Может быть, причина состоит в каком-то первобытном страхе американца перед громадой мира, таинственностью природы, инаковостью других народов. С этим страхом он справляется при помощи ритуала, повторяемости. Америка, как религия, преодолевает страх жизни обрядом, то есть такой сакральной символизацией мира, природы, жизни, которая снимает тайну, «разряжает» ее, освобождает от проблемы единственности и неповторимости всего. А это – упрощение, выталкивание себя на мелководье, в однообразие и ритуальные повторы. Обрядовость делает американскую жизнь насквозь мифологизированной. Это уже настоящая архаика! Даже глубже, это некая разновидность демонической сакральности, которая несет человеку не мир и покой, а страх и трепет. Отсюда и основное движение американской культуры - «бегство от». Американец бежит от обыденности, от неудобных отношений, от неприятных мыслей и от всего, что ему не нравится. В пределе – он бежит от себя, своей глубины и тайны из страха перед ними. Ритуал для американца заменяет живую жизнь, встретиться с которой у него не хватает смелости. Боязнь новизны в нем конфликтует с ее жаждой. Вот тут и выскакивает американский «дыр бул щил»: во-первых, дерзкое новаторство как основной вектор личного движения, а во-вторых, чтобы изменения не вызывали страха, их вводят в ритуал, сделав таким образом «не страшными». Новые формы и опыты жизни получают свои ярлыки и укладываются в обряд. Например, вино с сыром уже не просто смакуются, как у французов, но становятся поводом для «wine & cheese party». Американец прежде всего ищет не вкуса, а исполнения обряда. И это отличает его от француза.
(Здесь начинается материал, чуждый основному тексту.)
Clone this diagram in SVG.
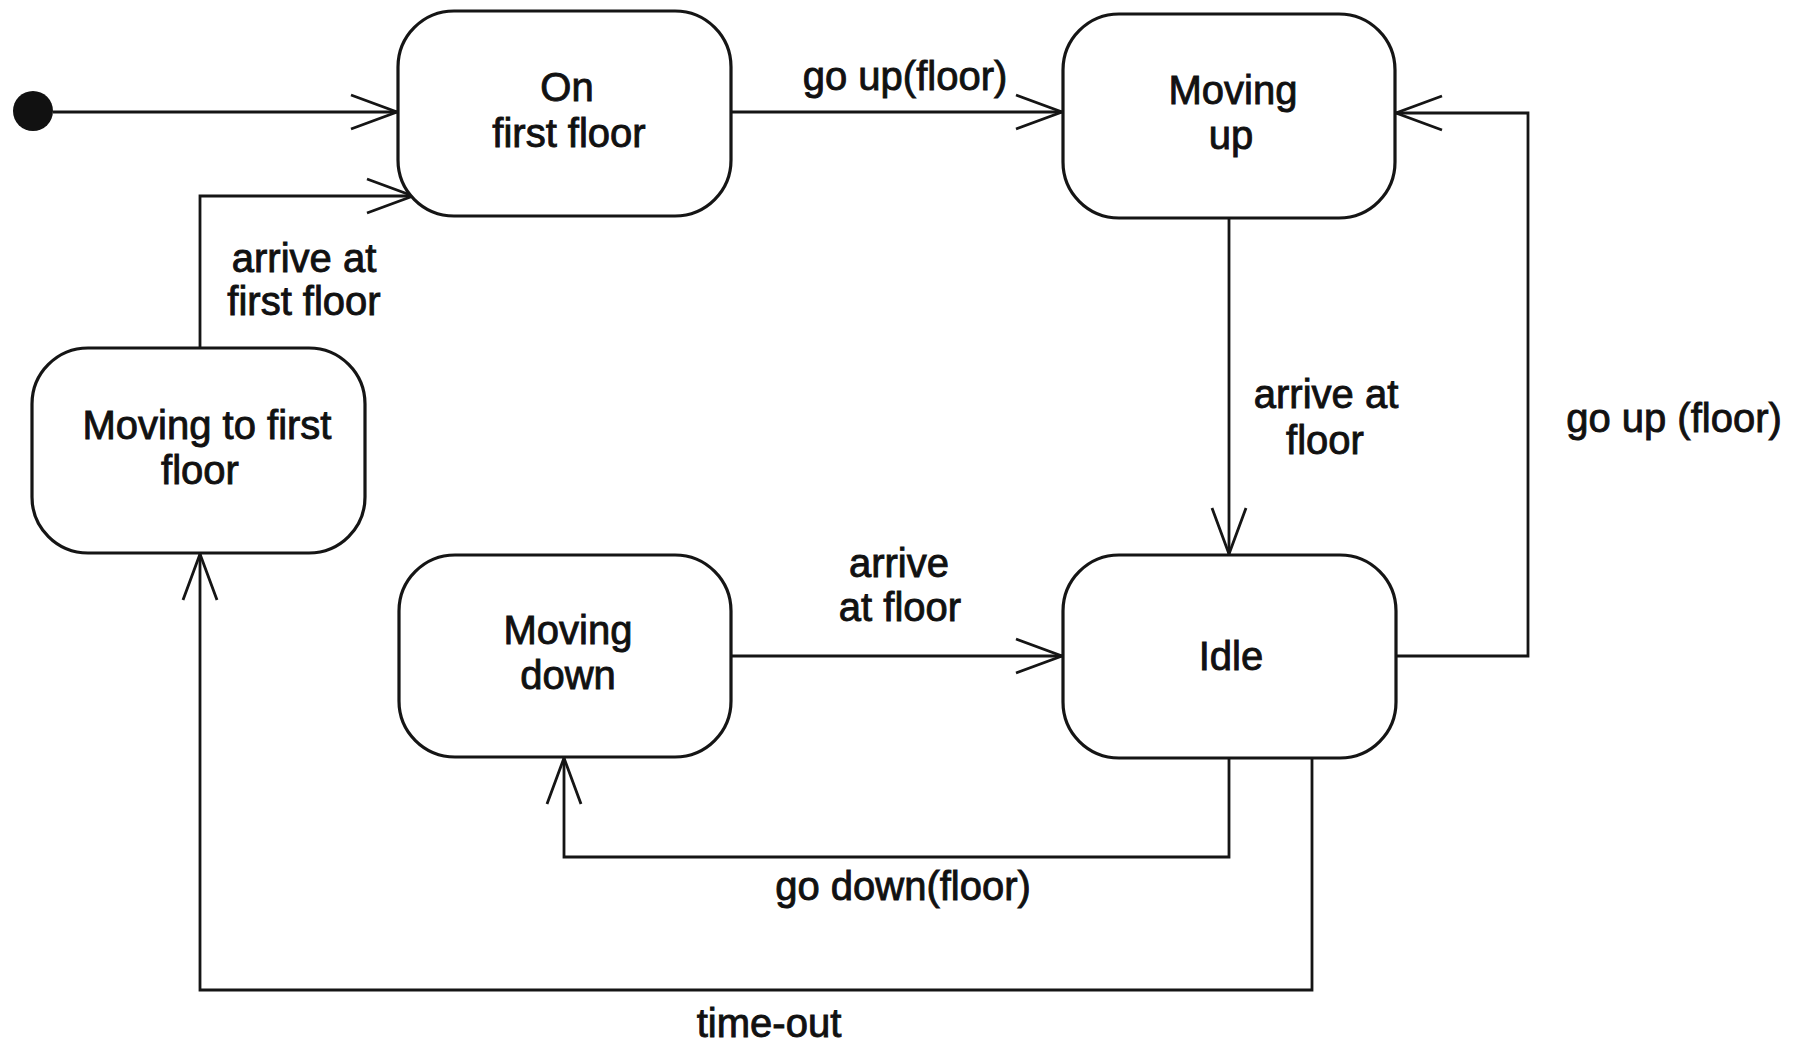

«Дыр бул щил» - дерзкие пять строк Алексея Крученых, символ бурной эпохи начала ХХ века с ее жаждой новизны. В наше время этот символ ожил в американской версии зауми – Google-Meta-Apple вселенной и той цивилизации, которую ее создатели распространили глобально через свои культурные продукты. В этом смысле американцы действительно колеблют мировые струны. Но дерзость их – сродни дерзости Крученых. Она не спасает их от страха перед глубиной и сложностью жизни, которую нельзя освоить по формулам или в ритуале. Сегодня это «бегство от тайны», от встречи с собой и прочая ложь приобрели масштабы пандемии. Мы все стали полагать между собой и тайной жизни какие-то ритуалы. Например, сидим в компании или дома в семье, уткнувшись в свои телефоны, - вроде бы мы все рядом, но не вместе. Теперь это уже не просто «рассказ об американцах», а пересказ самого себя. По существу, это тот же отрыв культуры от жизни и нас самих от себя.